Restaurant Review
Taking A Bite Out Of The Lone Star
Published: Wednesday, November 14, 2012
Updated: Wednesday, January 9, 2013 18:01
There are just some culinary cravings that need to be satisfied as soon as they set in, like good old Texas barbecue with the whole works: ribs, steaks, brisket, cornbread, coleslaw, and beans. When a hankering for these delicious dishes from the Lone Star State takes over, the Village Smokehouse in quaint Brookline Village is a great local spot to grab a little slice of Texas and a big slab of barbecued meat.
The Village Smokehouse, which opened its doors in 1987, is located just a short walk from the Brookline Village T stop off the D-line. The restaurant takes pride in offering southern hospitality in an authentic, open barbecue pit, amidst a historic New England suburb.
The eatery exudes a casual and family-friendly atmosphere, with an unspoken dress code that warns against white attire—a dangerous color to wear while attacking sauce-covered ribs. Patrons enter immediately into a bar area, which includes a television and distinctly American country music. Not surprisingly, the decor fits the classic, almost stereotypical, Wild West theme, but not in an over-the-top or tacky way. The wait staff is friendly, evidently trying to play up some Southern charm. Waitresses sport black t-shirts with phrases printed on the back like “I wish Coke was still Cola, and a joint was a bad place to be,” demonstrating the sense of humor and light-heartedness that characterizes the Texas-themed restaurant.
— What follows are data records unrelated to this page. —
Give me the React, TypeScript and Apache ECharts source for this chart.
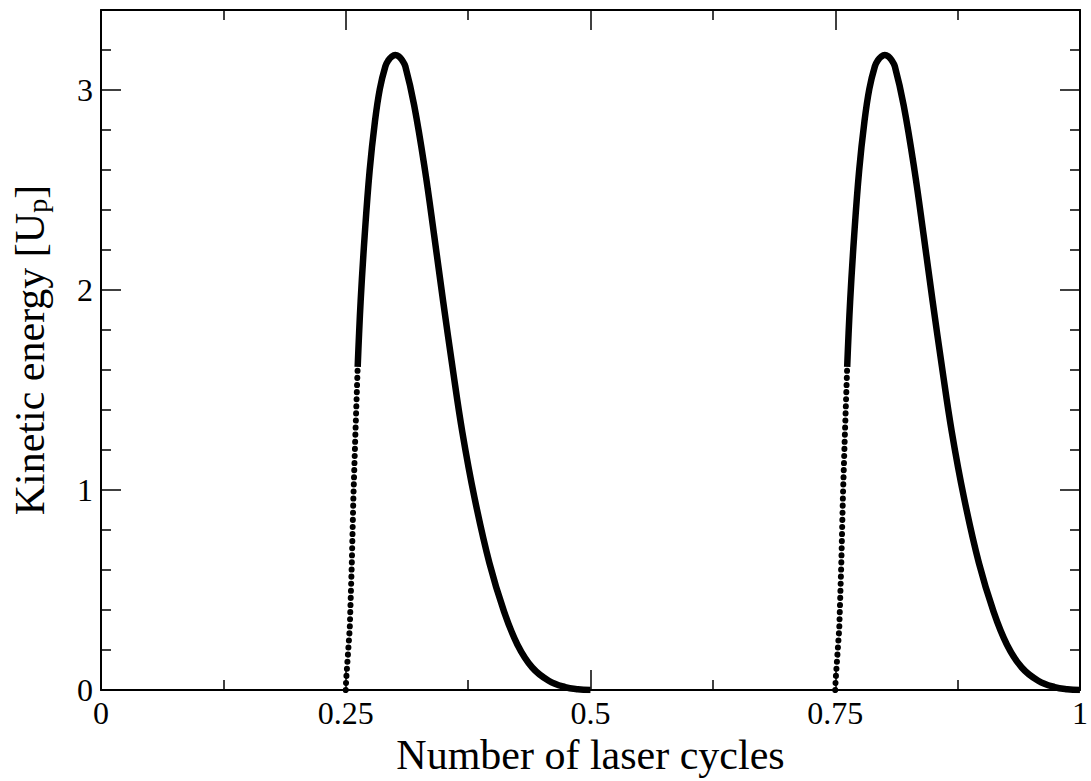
import React, { useEffect, useRef } from "react";
import * as echarts from "echarts";

const xTickLabels = ["0", "0.25", "0.5", "0.75", "1"];
const yTickLabels = ["0", "1", "2", "3"];

// steep (dotted) start of each hump
const riseEnergy = [0, 0.05, 0.309, 0.636, 0.962, 1.289, 1.616];
const riseTime1 = [0.25, 0.2504, 0.2541, 0.2562, 0.2578, 0.2599, 0.2622];
const riseTime2 = [0.75, 0.7504, 0.7541, 0.7562, 0.7578, 0.7599, 0.7622];

// rest of each hump (dense dots, drawn as a thick curve)
const mainEnergy = [
  1.616, 1.943, 2.27, 2.597, 2.842, 3.005, 3.119, 3.148, 3.166, 3.175, 3.168,
  3.15, 3.119, 2.923, 2.597, 2.27, 1.943, 1.616, 1.289, 0.962, 0.636, 0.391,
  0.227, 0.113, 0.047, 0.015, 0.004, 0.0,
];
const mainTime1 = [
  0.2622, 0.2652, 0.2693, 0.2744, 0.2798, 0.2848, 0.2905, 0.2935, 0.2968,
  0.3006, 0.3042, 0.3075, 0.3108, 0.3199, 0.331, 0.3404, 0.3495, 0.359, 0.3691,
  0.3815, 0.3967, 0.4118, 0.4254, 0.4405, 0.4573, 0.474, 0.487, 0.5,
];
const mainTime2 = [
  0.7622, 0.7652, 0.7693, 0.7744, 0.7798, 0.7848, 0.7905, 0.7935, 0.7968,
  0.8006, 0.8042, 0.8075, 0.8108, 0.8199, 0.831, 0.8404, 0.8495, 0.859, 0.8691,
  0.8815, 0.8967, 0.9118, 0.9254, 0.9405, 0.9573, 0.974, 0.987, 1.0,
];

const FONT = "'Liberation Serif', 'Times New Roman', serif";

function zip(t: number[], e: number[]) {
  return t.map((v, i) => [v, e[i]]);
}

export default function App() {
  const ref = useRef<HTMLDivElement>(null);
  useEffect(() => {
    if (!ref.current) return;
    const chart = echarts.init(ref.current, undefined, { renderer: "svg" });
    const axisLine = { show: true, onZero: false, lineStyle: { color: "#000", width: 2 } };
    const tickStyle = { color: "#000", width: 1.5 };
    const xBase = {
      type: "value",
      min: 0,
      max: 1,
      interval: 0.25,
      axisLine,
      axisTick: { show: true, inside: true, length: 20, lineStyle: tickStyle },
      minorTick: { show: true, splitNumber: 2, length: 10, lineStyle: tickStyle },
      splitLine: { show: false },
      minorSplitLine: { show: false },
    };
    const yBase = {
      type: "value",
      min: 0,
      max: 3.4,
      interval: 1,
      axisLine,
      axisTick: { show: true, inside: true, length: 20, lineStyle: tickStyle },
      minorTick: { show: true, splitNumber: 5, length: 10, lineStyle: tickStyle },
      splitLine: { show: false },
      minorSplitLine: { show: false },
    };
    const riseStyle = {
      color: "#000",
      width: 6,
      type: [0.1, 7],
      cap: "round",
    };
    const mainStyle = { color: "#000", width: 6.5, join: "round" };
    chart.setOption({
      animation: false,
      backgroundColor: "#fff",
      grid: { left: 101, right: 1, top: 10, bottom: 78, containLabel: false },
      xAxis: [
        {
          ...xBase,
          position: "bottom",
          axisLabel: {
            show: true,
            fontFamily: FONT,
            fontSize: 32,
            color: "#000",
            margin: 7,
            formatter: (v: number) => xTickLabels[Math.round(v / 0.25)] ?? "",
          },
          name: "Number of laser cycles",
          nameLocation: "middle",
          nameGap: 39,
          nameTextStyle: { fontFamily: FONT, fontSize: 42, color: "#000" },
        },
        { ...xBase, position: "top", axisLabel: { show: false } },
      ],
      yAxis: [
        {
          ...yBase,
          position: "left",
          axisLabel: {
            show: true,
            showMaxLabel: false,
            fontFamily: FONT,
            fontSize: 32,
            color: "#000",
            margin: 8,
            formatter: (v: number) => {
              const i = Math.round(v);
              return Math.abs(v - i) < 1e-6 ? yTickLabels[i] ?? "" : "";
            },
          },
          name: "Kinetic energy [U{sub|p}]",
          nameLocation: "middle",
          nameGap: 50,
          nameTextStyle: {
            fontFamily: FONT,
            fontSize: 42,
            color: "#000",
            lineHeight: 42,
            rich: {
              sub: {
                fontFamily: FONT,
                fontSize: 28,
                color: "#000",
                lineHeight: 10,
                verticalAlign: "bottom",
              },
            },
          },
        },
        { ...yBase, position: "right", axisLabel: { show: false } },
      ],
      series: [
        {
          type: "line",
          data: zip(riseTime1, riseEnergy),
          showSymbol: false,
          lineStyle: riseStyle,
          silent: true,
        },
        {
          type: "line",
          data: zip(mainTime1, mainEnergy),
          showSymbol: false,
          smooth: 0.4,
          lineStyle: mainStyle,
          silent: true,
        },
        {
          type: "line",
          data: zip(riseTime2, riseEnergy),
          showSymbol: false,
          lineStyle: riseStyle,
          silent: true,
        },
        {
          type: "line",
          data: zip(mainTime2, mainEnergy),
          showSymbol: false,
          smooth: 0.4,
          lineStyle: mainStyle,
          silent: true,
        },
      ],
    });
    return () => chart.dispose();
  }, []);
  return (
    <div
      ref={ref}
      style={{ position: "fixed", left: 0, top: 0, width: 1091, height: 781 }}
    />
  );
}
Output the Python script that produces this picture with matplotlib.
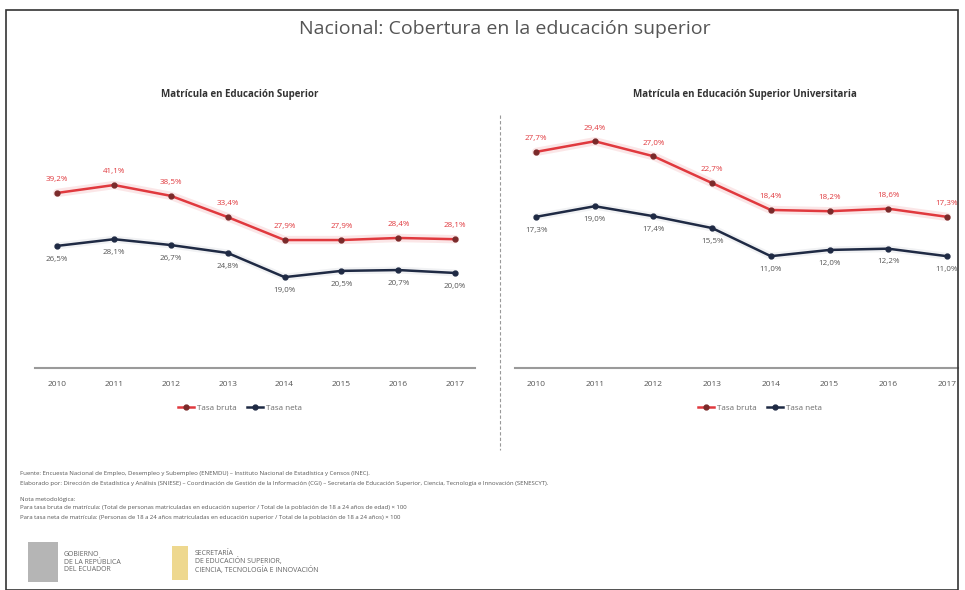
import numpy as np
import matplotlib.pyplot as plt
from matplotlib.patches import Rectangle
from matplotlib.lines import Line2D

# Datos (aproximados)
years = [2010, 2011, 2012, 2013, 2014, 2015, 2016, 2017]

sup_bruta = [39.2, 41.1, 38.5, 33.4, 27.9, 27.9, 28.4, 28.1]
sup_neta = [26.5, 28.1, 26.7, 24.8, 19.0, 20.5, 20.7, 20.0]

uni_bruta = [27.7, 29.4, 27.0, 22.7, 18.4, 18.2, 18.6, 17.3]
uni_neta = [17.3, 19.0, 17.4, 15.5, 11.0, 12.0, 12.2, 11.0]

RED = '#e0393e'
NAVY = '#1f2a44'
GREY = '#6b6b6b'

W, H = 965, 590
fig = plt.figure(figsize=(W / 100, H / 100), dpi=100)
plt.rcParams['font.family'] = ['Open Sans', 'DejaVu Sans']


def px(x0, y0, x1, y1):
    # rectangle in pixel coords (top-left origin) -> figure fraction
    return [x0 / W, 1 - y1 / H, (x1 - x0) / W, (y1 - y0) / H]


# outer frame
fig.patches.append(Rectangle((6 / W, 0), (952 / W), 1 - 10 / H, transform=fig.transFigure,
                             fill=False, edgecolor='#333333', linewidth=1.2))

fig.text(505 / W, 1 - 29 / H, 'Nacional: Cobertura en la educación superior',
         ha='center', va='center', fontsize=14, color='#555555')

# separador vertical
fig.add_artist(Line2D([500 / W, 500 / W], [1 - 115 / H, 1 - 450 / H], transform=fig.transFigure,
                      color='#999999', linestyle=(0, (3, 2)), linewidth=0.8))


def fmt(v):
    return f'{v:.1f}%'.replace('.', ',')


def panel(rect, xlim, ylim, bruta, neta, title, title_x, legend_x):
    ax = fig.add_axes(rect)
    # halo suave bajo las lineas
    ax.plot(years, bruta, color=RED, alpha=0.12, linewidth=6, solid_capstyle='round')
    ax.plot(years, neta, color=NAVY, alpha=0.06, linewidth=5, solid_capstyle='round')
    ax.plot(years, bruta, color=RED, linewidth=1.8, marker='o', markersize=3.5,
            markerfacecolor='#7a2a2a', markeredgecolor='#7a2a2a', label='Tasa bruta')
    ax.plot(years, neta, color=NAVY, linewidth=1.8, marker='o', markersize=3.5,
            markerfacecolor=NAVY, markeredgecolor=NAVY, label='Tasa neta')
    for x, v in zip(years, bruta):
        ax.annotate(fmt(v), (x, v), xytext=(0, 7), textcoords='offset points',
                    ha='center', va='bottom', fontsize=5.8, color=RED)
    for x, v in zip(years, neta):
        ax.annotate(fmt(v), (x, v), xytext=(0, -7), textcoords='offset points',
                    ha='center', va='top', fontsize=5.8, color='#555555')
    ax.set_xlim(*xlim)
    ax.set_ylim(*ylim)
    ax.set_yticks([])
    ax.set_xticks(years)
    ax.set_xticklabels([str(y) for y in years], fontsize=6, color='#555555')
    ax.tick_params(axis='x', length=0, pad=9)
    for s in ['top', 'left', 'right']:
        ax.spines[s].set_visible(False)
    ax.spines['bottom'].set_color('#9a9a9a')
    ax.spines['bottom'].set_linewidth(1.5)
    ax.patch.set_alpha(0)
    fig.text(title_x / W, 1 - 95 / H, title, ha='center', va='center',
             fontsize=7, fontweight='bold', color='#333333')
    fig.legend(handles=ax.get_lines()[2:], loc='center', ncol=2, frameon=False,
               bbox_to_anchor=(legend_x / W, 1 - 408 / H), fontsize=5.8,
               handlelength=2.0, columnspacing=1.2, handletextpad=0.4,
               labelcolor=GREY)
    return ax


panel(px(35, 130, 475, 368), (2009.61, 2017.35), (-2.8, 54.3),
      sup_bruta, sup_neta, 'Matrícula en Educación Superior', 240, 240)
panel(px(515, 120, 958, 368), (2009.64, 2017.19), (-6.9, 32.8),
      uni_bruta, uni_neta, 'Matrícula en Educación Superior Universitaria', 745, 760)

notes = [
    (474, 'Fuente: Encuesta Nacional de Empleo, Desempleo y Subempleo (ENEMDU) – Instituto Nacional de Estadística y Censos (INEC).'),
    (483, 'Elaborado por: Dirección de Estadística y Análisis (SNIESE) – Coordinación de Gestión de la Información (CGI) – Secretaría de Educación Superior, Ciencia, Tecnología e Innovación (SENESCYT).'),
    (499, 'Nota metodológica:'),
    (508, 'Para tasa bruta de matrícula: (Total de personas matriculadas en educación superior / Total de la población de 18 a 24 años de edad) × 100'),
    (517, 'Para tasa neta de matrícula: (Personas de 18 a 24 años matriculadas en educación superior / Total de la población de 18 a 24 años) × 100'),
]
for y, t in notes:
    fig.text(20 / W, 1 - y / H, t, ha='left', va='center', fontsize=4.3, color='#555555')

# logos (solo texto)
fig.patches.append(Rectangle((28 / W, 1 - 582 / H), 30 / W, 40 / H, transform=fig.transFigure,
                             facecolor='#b5b5b5', edgecolor='none'))
fig.text(64 / W, 1 - 562 / H, 'GOBIERNO\nDE LA REPÚBLICA\nDEL ECUADOR', ha='left', va='center',
         fontsize=5, color='#666666', linespacing=1.1)
fig.patches.append(Rectangle((172 / W, 1 - 580 / H), 16 / W, 34 / H, transform=fig.transFigure,
                             facecolor='#e8c860', edgecolor='none', alpha=0.7))
fig.text(195 / W, 1 - 562 / H, 'SECRETARÍA\nDE EDUCACIÓN SUPERIOR,\nCIENCIA, TECNOLOGÍA E INNOVACIÓN',
         ha='left', va='center', fontsize=5, color='#666666', linespacing=1.1)

fig.savefig('out.png', dpi=100)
The dining area is fairly small and is separated from the bar by the open barbecue pit, where diners can watch the grill masters in action. On a Thursday night, there was merely a short wait for a table to be cleared, but plans to dine on a weekend night may require a reservation. If dining with only one or two others, be prepared to share a table (actually, three small tables pushed together) with another party in close proximity at the other end—the seating arrangements aren’t entirely private. Each table comes equipped with a roll of paper towels, which is a good sign for the eager carnivore.
Rather than the usual dinner rolls brought to the table pre-meal, a basket of cornbread and butter is available to snack on while perusing the menu and deciding on appetizers and entrees. Homemade Texas chili with cheese, giant onion rings, homemade “Tater” skins, and fried buffalo shrimp are top picks for appetizers, but sharing is definitely encouraged given the portion size of the second course options.
The Village Smokehouse offers burgers and sandwiches, grilled salmon, steaks, and fajitas as entrees, but focus should be placed on the barbecue section of the menu, since that is what the establishment is best known for. Diners can choose from baby back pork ribs, beef ribs, sliced brisket, BBQ chicken, Texas sausage, grilled shrimp, and Southwestern chicken. Hungry diners can upgrade ribs to “Texas size,” signifying one extra rib. All meats are slowly hickory smoked and barbecued on the open pit, and can be ordered with sauce on the side, light sauce, or extra sauce.
The beef ribs are massive and evenly glazed with a sauce that is a perfect blend of sweet, tangy, and smoky flavors. The most well-done parts of the meat have the taste of the grill cooked into them, which, when slathered in sauce, is textbook Texas barbecue. Barbecue entrees include the cornbread that was served before the meal, beans, and a side order. The coleslaw is fresh and light on mayo, and the sweet potato fries pair nicely with the meat. Sides are smaller than expected at a place that serves Texas-sized meals, however. It came as a surprise when the waitress brought over a small cup of beans and said that it was to be shared “family style” amongst the party of two. The Smokehouse does offer dessert, but it is unlikely that there will be any room for any.